Active Learning Applied to Fluid Flow in Nanoscale Porous Media

50% of U.S. drinking water and 85% of the world's energy comes from the earth's subsurface, which is often filled with porous materials. As such, fluid flow in porous media plays an important role in several geophysical topics of great environmental impact, including groundwater and pollutant transportation, hydrocarbon extraction, and carbon sequestration.

There are a variety of macroscale models for simulating fluids (such as Lattice-Boltzmann and Navier-Stokes), but these are known to break down in many natural materials such as shale. These materials have a large number of pores at the nanoscale--not much larger than the molecules that compose the fluid. In nanoscale pores, more expensive simulation techniques such as Molecular Dynamics can resolve fluid flow in confined conditions. Nevertheless, pore configurations are myriad, and Molecular Dynamics simulations are too expensive to be run for every possible geometry. An unsolved problem is which pore geometries need to be understood using atomistic simulation.

This project will build machine learning models of when and how fluid flow is modified by the presence of nanoscale structures. Active Learning will be used to query for new data by spawning molecular dynamics simulations. This will build datasets of of pore geometries and flow conditions that are needed for describing the behavior of fluids in large, complex porous media. A main research endeavor is to understand which ML models, active learning techniques, and uncertainty quantification schemes are most effective. We anticipate that participants will find the best results by creative synthesis of existing ML algorithms with physical expectations -- so-called Physics Informed Machine learning.

Preferred candidates will have interest and prior experience with Active Learning. An additional bonus is prior experience with fluid modeling or molecular dynamics. A modest background in physical sciences and programming is expected.

Scientific Machine Learning for Geoscience Applications

Machine learning has been used as a powerful tool for data analysis. While machine learning produces unprecedented success in conventional AI tasks, their applicability in scientific analysis problems including subsurface is even more challenging and exciting.
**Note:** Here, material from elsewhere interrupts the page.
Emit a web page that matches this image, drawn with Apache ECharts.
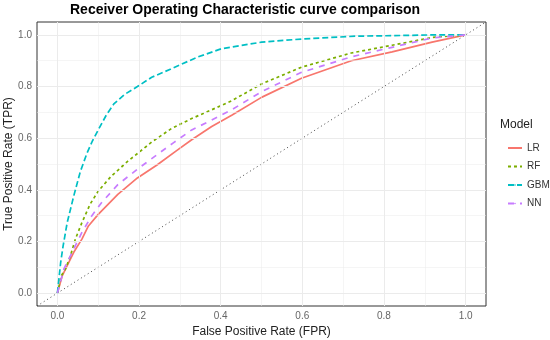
<!DOCTYPE html>
<html>
<head>
<meta charset="utf-8">
<script src="https://cdn.jsdelivr.net/npm/echarts@6/dist/echarts.min.js"></script>
<style>html,body{margin:0;padding:0;background:#fff}#c{width:550px;height:340px}</style>
</head>
<body>
<div id="c"></div>
<script>
var majorTicks = [0, 0.2, 0.4, 0.6, 0.8, 1.0];
var minorTicks = [0.1, 0.3, 0.5, 0.7, 0.9];
var modelNames = ['LR', 'RF', 'GBM', 'NN'];

var lrFpr = [0, 0.012, 0.024, 0.04, 0.06, 0.076, 0.1, 0.148, 0.196, 0.244, 0.292, 0.329, 0.378, 0.427, 0.5, 0.598, 0.72, 0.82, 0.918, 1.0];
var lrTpr = [0, 0.068, 0.106, 0.158, 0.209, 0.26, 0.305, 0.382, 0.446, 0.496, 0.552, 0.594, 0.645, 0.689, 0.758, 0.832, 0.9, 0.934, 0.972, 1.0];

var rfFpr = [0, 0.01, 0.02, 0.032, 0.044, 0.06, 0.08, 0.1, 0.132, 0.172, 0.231, 0.28, 0.329, 0.378, 0.427, 0.5, 0.598, 0.72, 0.82, 0.918, 1.0];
var rfTpr = [0, 0.068, 0.094, 0.145, 0.209, 0.273, 0.344, 0.395, 0.453, 0.51, 0.585, 0.638, 0.676, 0.71, 0.745, 0.81, 0.875, 0.93, 0.96, 0.99, 1.0];

var gbmFpr = [0, 0.008, 0.014, 0.024, 0.04, 0.056, 0.072, 0.086, 0.1, 0.12, 0.139, 0.165, 0.196, 0.231, 0.278, 0.343, 0.401, 0.5, 0.598, 0.73, 0.85, 0.92, 1.0];
var gbmTpr = [0, 0.119, 0.183, 0.273, 0.376, 0.47, 0.54, 0.59, 0.632, 0.69, 0.734, 0.77, 0.8, 0.836, 0.868, 0.914, 0.946, 0.972, 0.984, 0.995, 0.998, 1.0, 1.0];

var nnFpr = [0, 0.016, 0.028, 0.04, 0.06, 0.084, 0.108, 0.148, 0.196, 0.244, 0.284, 0.329, 0.378, 0.427, 0.5, 0.598, 0.72, 0.82, 0.918, 1.0];
var nnTpr = [0, 0.094, 0.132, 0.171, 0.235, 0.299, 0.35, 0.42, 0.48, 0.536, 0.582, 0.632, 0.67, 0.71, 0.78, 0.855, 0.915, 0.952, 0.988, 1.0];

var diagX = [-0.05, 1.05];
var diagY = [-0.05, 1.05];

function pairs(xs, ys) { return xs.map(function (x, i) { return [x, ys[i]]; }); }

var colors = ['#F8766D', '#7CAE00', '#00BFC4', '#C77CFF'];
var dashes = ['solid', [3, 3], [6, 3], [6, 6]];
var curves = [pairs(lrFpr, lrTpr), pairs(rfFpr, rfTpr), pairs(gbmFpr, gbmTpr), pairs(nnFpr, nnTpr)];

var gridLines = [];
majorTicks.forEach(function (v) { gridLines.push({ xAxis: v, lineStyle: { width: 1 } }); gridLines.push({ yAxis: v, lineStyle: { width: 1 } }); });
minorTicks.forEach(function (v) { gridLines.push({ xAxis: v, lineStyle: { width: 0.5 } }); gridLines.push({ yAxis: v, lineStyle: { width: 0.5 } }); });

var series = [{
  type: 'line', data: [], silent: true, z: 1,
  markLine: { silent: true, symbol: 'none', animation: false, label: { show: false },
    lineStyle: { color: '#ebebeb', type: 'solid' }, data: gridLines }
}, {
  type: 'line', data: pairs(diagX, diagY), symbol: 'none', silent: true, z: 2,
  lineStyle: { color: '#444', width: 1, type: [1, 3] }
}];
modelNames.forEach(function (n, i) {
  series.push({ name: n, type: 'line', data: curves[i], symbol: 'none', z: 3 + i,
    lineStyle: { color: colors[i], width: 1.7, type: dashes[i] }, itemStyle: { color: colors[i] } });
});

var fmt = function (v) { return Number(v).toFixed(1); };
var chart = echarts.init(document.getElementById('c'));
chart.setOption({
  animation: false,
  backgroundColor: '#fff',
  title: [{
    text: 'Receiver Operating Characteristic curve comparison', left: 70, top: 3, padding: 0,
    textStyle: { fontFamily: 'Liberation Sans, Arial, sans-serif', fontSize: 14, fontWeight: 'bold', color: '#000' }
  }, {
    text: 'Model', left: 500, top: 119, padding: 0,
    textStyle: { fontFamily: 'Liberation Sans, Arial, sans-serif', fontSize: 12, fontWeight: 'normal', color: '#222' }
  }],
  legend: {
    data: modelNames, orient: 'vertical', left: 502, top: 136, itemWidth: 14, itemHeight: 2, itemGap: 4.5,
    textStyle: { fontFamily: 'Liberation Sans, Arial, sans-serif', fontSize: 10, color: '#333', lineHeight: 14 }
  },
  grid: { left: 37, top: 22, right: 64, bottom: 34, show: true, borderColor: '#333', borderWidth: 1, backgroundColor: '#fff', outerBoundsMode: 'none', containLabel: false },
  xAxis: {
    type: 'value', min: -0.05, max: 1.05,
    name: 'False Positive Rate (FPR)', nameLocation: 'middle', nameGap: 20, nameMoveOverlap: false,
    nameTextStyle: { fontFamily: 'Liberation Sans, Arial, sans-serif', fontSize: 12, color: '#222' },
    axisLine: { show: false },
    axisTick: { show: true, customValues: majorTicks, length: 4, lineStyle: { color: '#333' } },
    axisLabel: { customValues: majorTicks, formatter: fmt, fontFamily: 'Liberation Sans, Arial, sans-serif', fontSize: 10, color: '#666', margin: 5 },
    splitLine: { show: false }
  },
  yAxis: {
    type: 'value', min: -0.05, max: 1.05,
    name: 'True Positive Rate (TPR)', nameLocation: 'middle', nameGap: 22, nameRotate: 90, nameMoveOverlap: false,
    nameTextStyle: { fontFamily: 'Liberation Sans, Arial, sans-serif', fontSize: 12, color: '#222' },
    axisLine: { show: false },
    axisTick: { show: true, customValues: majorTicks, length: 4, lineStyle: { color: '#333' } },
    axisLabel: { customValues: majorTicks, formatter: fmt, fontFamily: 'Liberation Sans, Arial, sans-serif', fontSize: 10, color: '#666', margin: 5 },
    splitLine: { show: false }
  },
  series: series
});
</script>
</body>
</html>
This encompasses a wide range of problems including solving inverse problems, monitoring geologic formation changes due to fluid injection, detecting small but useful signatures out of large-scale remotely sensed imagery data sets, etc. Comparing to conventional AI domains, in scientific domains such as subsurface there are several unique challenges: restrictions in the measurement process, lack of availability of annotated data, and need for domain knowledge. In this project, students will have the opportunity to work with lab scientists in one of the following topics. 
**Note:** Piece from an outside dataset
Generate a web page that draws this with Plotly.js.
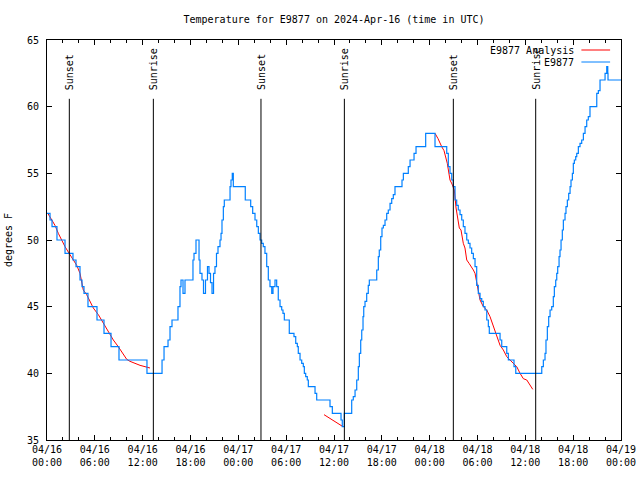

  1. Data-Driven Inverse Problems

    Many subsurface problems can be formulated as inverse problems. Conventionally, solving for inverse problems can be challenging due to limited data coverage. In this work, students will develop machine-learning algorithms to infer subsurface features using geophysical measurements. Various techniques from computer vision, data mining, and machine learning have been proven to be effective.

    Reference
    Zhongping Zhang, Yue Wu, Zheng Zhou, Youzuo Lin, “VelocityGAN: Data-Driven Full-Waveform Inversion Using Conditional Adversarial Networks,” IEEE Winter Conference on Applications of Computer Vision (WACV), 2019.
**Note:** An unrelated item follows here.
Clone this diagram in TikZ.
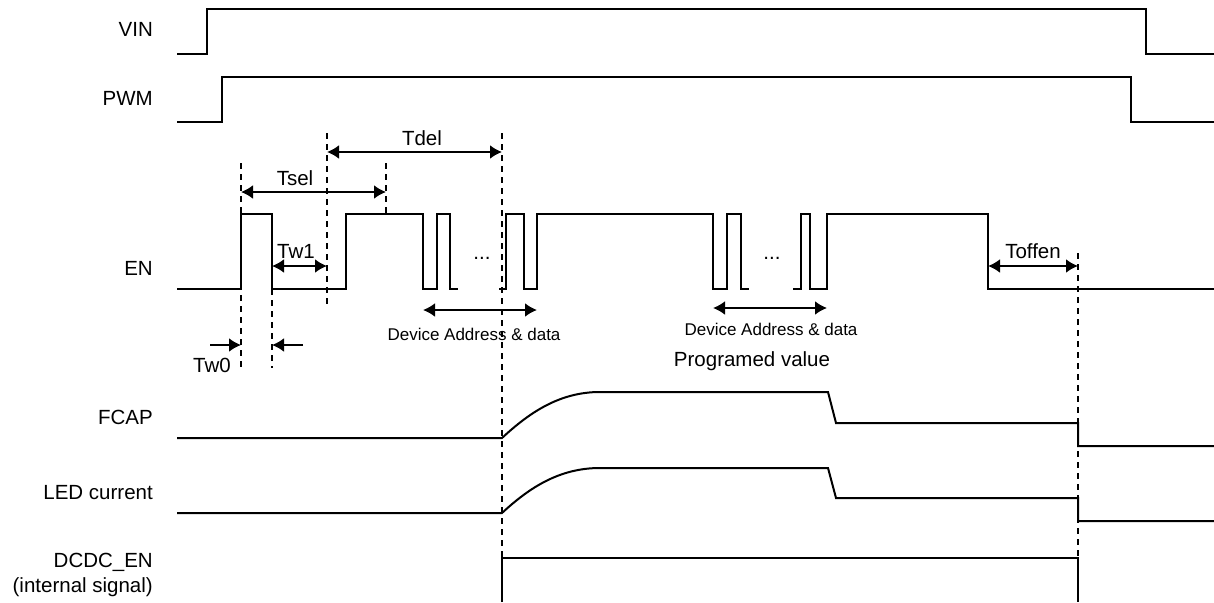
\documentclass[tikz,border=0pt]{standalone}
\usepackage{fontspec}
\setmainfont{Liberation Sans}
\usetikzlibrary{arrows.meta}
\begin{document}
\begin{tikzpicture}[x=1pt,y=-1pt,
  sig/.style={line width=2pt, line join=miter},
  guide/.style={line width=2pt, dash pattern=on 6pt off 5pt},
  dimline/.style={line width=2.2pt, {Latex[length=12pt,width=14pt]}-{Latex[length=12pt,width=14pt]}},
  oneway/.style={line width=2.2pt, -{Latex[length=12pt,width=14pt]}},
  lbl/.style={inner sep=0pt, font=\fontsize{20.5}{24}\selectfont},
  small/.style={inner sep=0pt, font=\fontsize{17}{20}\selectfont}]
\useasboundingbox (0,0) rectangle (1214,602);

% signal names
\node[lbl, anchor=base east] (nVIN) at (153,37) {VIN};
\node[lbl, anchor=base east] (nPWM) at (153,105) {PWM};
\node[lbl, anchor=base east] (nEN) at (153,275) {EN};
\node[lbl, anchor=base east] (nFCAP) at (153,424) {FCAP};
\node[lbl, anchor=base east] (nLED) at (153,499) {LED current};
\node[lbl, anchor=base east] (nDCDC) at (153,567) {DCDC\_EN};
\node[lbl, anchor=base east] (nInt) at (153,592) {(internal signal)};

% VIN and PWM
\draw[sig] (177,54) -- (207,54) -- (207,9) -- (1146,9) -- (1146,54) -- (1214,54);
\draw[sig] (177,122) -- (222,122) -- (222,77) -- (1131,77) -- (1131,122) -- (1214,122);

% EN
\draw[sig] (177,289) -- (241,289) -- (241,214) -- (272,214) -- (272,289) -- (346,289)
  -- (346,214) -- (423,214) -- (423,289) -- (437,289) -- (437,214) -- (450,214)
  -- (450,289) -- (458,289);
\draw[sig] (499,289) -- (506,289) -- (506,214) -- (524,214) -- (524,289) -- (537,289)
  -- (537,214) -- (713,214) -- (713,289) -- (727,289) -- (727,214) -- (741,214)
  -- (741,289) -- (749,289);
\draw[sig] (793,289) -- (801,289) -- (801,214) -- (810,214) -- (810,289) -- (827,289)
  -- (827,214) -- (988,214) -- (988,289) -- (1214,289);
\node[lbl, anchor=base] (dots1) at (482,259) {...};
\node[lbl, anchor=base] (dots2) at (772,259) {...};

% FCAP
\draw[sig] (177,438) -- (502,438) .. controls (530,412) and (560,392) .. (600,392)
  -- (828,392) -- (836,423) -- (1078,423) -- (1078,446) -- (1214,446);
% LED current
\draw[sig] (177,513) -- (502,513) .. controls (530,487) and (560,468) .. (600,468)
  -- (828,468) -- (836,498) -- (1078,498) -- (1078,521) -- (1214,521);
% DCDC_EN
\draw[sig] (502,602) -- (502,558) -- (1078,558) -- (1078,602);

% guide lines
\coordinate (g1t) at (241,163); \coordinate (g1b) at (241,368);
\coordinate (g2t) at (272,289); \coordinate (g2b) at (272,368);
\coordinate (g3t) at (327,133); \coordinate (g3b) at (327,308);
\coordinate (g4t) at (386,163); \coordinate (g4b) at (386,214);
\coordinate (g5t) at (502,133); \coordinate (g5b) at (502,558);
\coordinate (g6t) at (1078,253); \coordinate (g6b) at (1078,558);
\draw[guide] (g1t) -- (g1b);
\draw[guide] (g2t) -- (g2b);
\draw[guide] (g3t) -- (g3b);
\draw[guide] (g4t) -- (g4b);
\draw[guide] (g5t) -- (g5b);
\draw[guide] (g6t) -- (g6b);

% dimension arrows
\coordinate (tdA) at (327,152); \coordinate (tdB) at (502,152);
\draw[dimline] (tdA) -- (tdB);
\node[lbl, anchor=base] (lTdel) at (422,145) {Tdel};

\coordinate (tsA) at (241,192); \coordinate (tsB) at (386,192);
\draw[dimline] (tsA) -- (tsB);
\node[lbl, anchor=base] (lTsel) at (295,185.5) {Tsel};

\coordinate (tw1A) at (272,266); \coordinate (tw1B) at (327,266);
\draw[dimline] (tw1A) -- (tw1B);
\node[lbl, anchor=base] (lTw1) at (296,258) {Tw1};

\coordinate (daA) at (423,310); \coordinate (daB) at (537,310);
\draw[dimline] (daA) -- (daB);
\node[small, anchor=base] (lDA1) at (474,340.5) {Device Address \& data};

\coordinate (dbA) at (713,308); \coordinate (dbB) at (827,308);
\draw[dimline] (dbA) -- (dbB);
\node[small, anchor=base] (lDA2) at (771,335.5) {Device Address \& data};
\node[lbl, anchor=base] (lProg) at (752,366) {Programed value};

\coordinate (toA) at (988,266); \coordinate (toB) at (1078,266);
\draw[dimline] (toA) -- (toB);
\node[lbl, anchor=base] (lToff) at (1033,258) {Toffen};

\coordinate (w0a) at (210,345); \coordinate (w0b) at (241,345);
\coordinate (w0c) at (303,345); \coordinate (w0d) at (272,345);
\draw[oneway] (w0a) -- (w0b);
\draw[oneway] (w0c) -- (w0d);
\node[lbl, anchor=base] (lTw0) at (212,372.5) {Tw0};
\end{tikzpicture}
\end{document}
  2. Multi-Physics Data Analysis

    Subsurface is full of complexity and uncertainty. Single geophysical measurements may not contain enough information to interpret the uncertainty of the subsurface. To resolve this issue, disparate geophysical data sets have been acquired and fused to infer the subsurface. In this work, students will have access to various types of geophysical data sets and develop machine learning algorithms to extract useful features and infer the subsurface.

    Reference
    Yue Wu, Youzuo Lin, Zheng Zhou, David Chas Bolton, Ji Liu, Paul Johnson, "DeepDetect: A Cascaded Region-based Densely Connected Network for Seismic Event Detection," in IEEE Transactions on Geoscience and Remote Sensing, 2018.

  3. Aerial Imagery Analysis

    Aerial imagery (or airborne imagery) has wide applications in land-use planning, environmental studies, surveillance, and subsurface monitoring, etc. Compared to natural imagery analysis, it can be much more challenging for high-resolution aerial imagery due to the high-spatial resolution and large volumes of pixels. In this work, student will work with domain experts and develop machine-learning-based image analysis techniques for airborne imagery.

    Reference
    Panfeng Li, Youzuo Lin, Emily Schultz-Fellenz, “Encoded Hourglass Network for Semantic Segmentation of High-Resolution Aerial Imagery,” in arXiv preprint arXiv:1810.12813, 2018.